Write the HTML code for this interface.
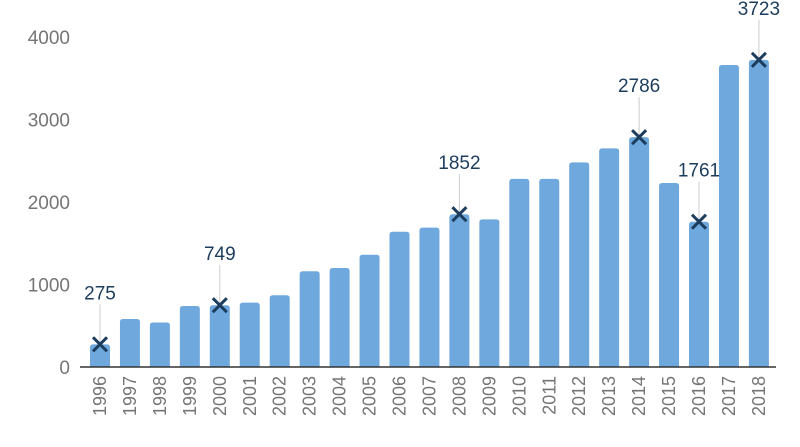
<!DOCTYPE html>
<html><head><meta charset="utf-8"><style>
body{margin:0;background:#fff}
svg{display:block;font-family:"Liberation Sans",sans-serif}
</style></head><body>
<svg id="chart" width="800" height="447" viewBox="0 0 800 447"></svg>
<script>
const categories=["1996","1997","1998","1999","2000","2001","2002","2003","2004","2005","2006","2007","2008","2009","2010","2011","2012","2013","2014","2015","2016","2017","2018"];
const values=[275,582,540,740,749,780,870,1160,1200,1360,1640,1690,1852,1790,2280,2280,2480,2650,2786,2230,1761,3660,3723];
const annotated=[0,4,12,18,20,22];
const yTicks=[0,1000,2000,3000,4000];
const NS="http://www.w3.org/2000/svg";
const svg=document.getElementById('chart');
const y0=367,pxPer=82.5/1000;
const yScale=v=>y0-v*pxPer;
const xScale=i=>100+i*29.95;
const bw=20;
function mk(t,a){const e=document.createElementNS(NS,t);for(const k in a)e.setAttribute(k,a[k]);svg.appendChild(e);return e;}
yTicks.forEach(t=>{
  const e=mk('text',{x:70,y:yScale(t)+7,'text-anchor':'end','font-size':19,fill:'#757575'});
  e.textContent=t;
  
  
});
values.forEach((v,i)=>{
  const cx=xScale(i),top=yScale(v),h=y0-top,r=Math.min(3,h);
  const p=mk('path',{d:`M${cx-bw/2},${y0}V${top+r}Q${cx-bw/2},${top} ${cx-bw/2+r},${top}H${cx+bw/2-r}Q${cx+bw/2},${top} ${cx+bw/2},${top+r}V${y0}Z`,fill:'#6fa8dc'});
  
  
  const t=mk('text',{transform:`translate(${cx+6},376) rotate(-90)`,'text-anchor':'end','font-size':18,fill:'#757575'});
  t.textContent=categories[i];
  
  
});
const ax=mk('line',{x1:80,x2:776,y1:y0,y2:y0,stroke:'#333','stroke-width':1.5});


annotated.forEach(i=>{
  const cx=xScale(i),cy=yScale(values[i]);
  const l=mk('line',{x1:cx,x2:cx,y1:cy-40,y2:cy,stroke:'#cccccc','stroke-width':1});
  
  
  const m=mk('path',{d:`M${cx-7},${cy-7}L${cx+7},${cy+7}M${cx+7},${cy-7}L${cx-7},${cy+7}`,stroke:'#1c3d5e','stroke-width':3});
  
  
  const t=mk('text',{x:cx,y:cy-45,'text-anchor':'middle','font-size':19,fill:'#1c3d5e'});
  t.textContent=values[i];
  
  
});
</script>
</body></html>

★ ★ ★

Problem description:
Quote the material word for word, dropping any images it holds.

Worked solution:
Write the HTML code for this interface.
<!DOCTYPE html>
<html><head><meta charset="utf-8"><style>
body{margin:0;background:#fff}
svg{display:block;font-family:"Liberation Sans",sans-serif}
</style></head><body>
<svg id="chart" width="800" height="447" viewBox="0 0 800 447"></svg>
<script>
const categories=["1996","1997","1998","1999","2000","2001","2002","2003","2004","2005","2006","2007","2008","2009","2010","2011","2012","2013","2014","2015","2016","2017","2018"];
const values=[275,582,540,740,749,780,870,1160,1200,1360,1640,1690,1852,1790,2280,2280,2480,2650,2786,2230,1761,3660,3723];
const annotated=[0,4,12,18,20,22];
const yTicks=[0,1000,2000,3000,4000];
const NS="http://www.w3.org/2000/svg";
const svg=document.getElementById('chart');
const y0=367,pxPer=82.5/1000;
const yScale=v=>y0-v*pxPer;
const xScale=i=>100+i*29.95;
const bw=20;
function mk(t,a){const e=document.createElementNS(NS,t);for(const k in a)e.setAttribute(k,a[k]);svg.appendChild(e);return e;}
yTicks.forEach(t=>{
  const e=mk('text',{x:70,y:yScale(t)+7,'text-anchor':'end','font-size':19,fill:'#757575'});
  e.textContent=t;
  
  
});
values.forEach((v,i)=>{
  const cx=xScale(i),top=yScale(v),h=y0-top,r=Math.min(3,h);
  const p=mk('path',{d:`M${cx-bw/2},${y0}V${top+r}Q${cx-bw/2},${top} ${cx-bw/2+r},${top}H${cx+bw/2-r}Q${cx+bw/2},${top} ${cx+bw/2},${top+r}V${y0}Z`,fill:'#6fa8dc'});
  
  
  const t=mk('text',{transform:`translate(${cx+6},376) rotate(-90)`,'text-anchor':'end','font-size':18,fill:'#757575'});
  t.textContent=categories[i];
  
  
});
const ax=mk('line',{x1:80,x2:776,y1:y0,y2:y0,stroke:'#333','stroke-width':1.5});


annotated.forEach(i=>{
  const cx=xScale(i),cy=yScale(values[i]);
  const l=mk('line',{x1:cx,x2:cx,y1:cy-40,y2:cy,stroke:'#cccccc','stroke-width':1});
  
  
  const m=mk('path',{d:`M${cx-7},${cy-7}L${cx+7},${cy+7}M${cx+7},${cy-7}L${cx-7},${cy+7}`,stroke:'#1c3d5e','stroke-width':3});
  
  
  const t=mk('text',{x:cx,y:cy-45,'text-anchor':'middle','font-size':19,fill:'#1c3d5e'});
  t.textContent=values[i];
  
  
});
</script>
</body></html>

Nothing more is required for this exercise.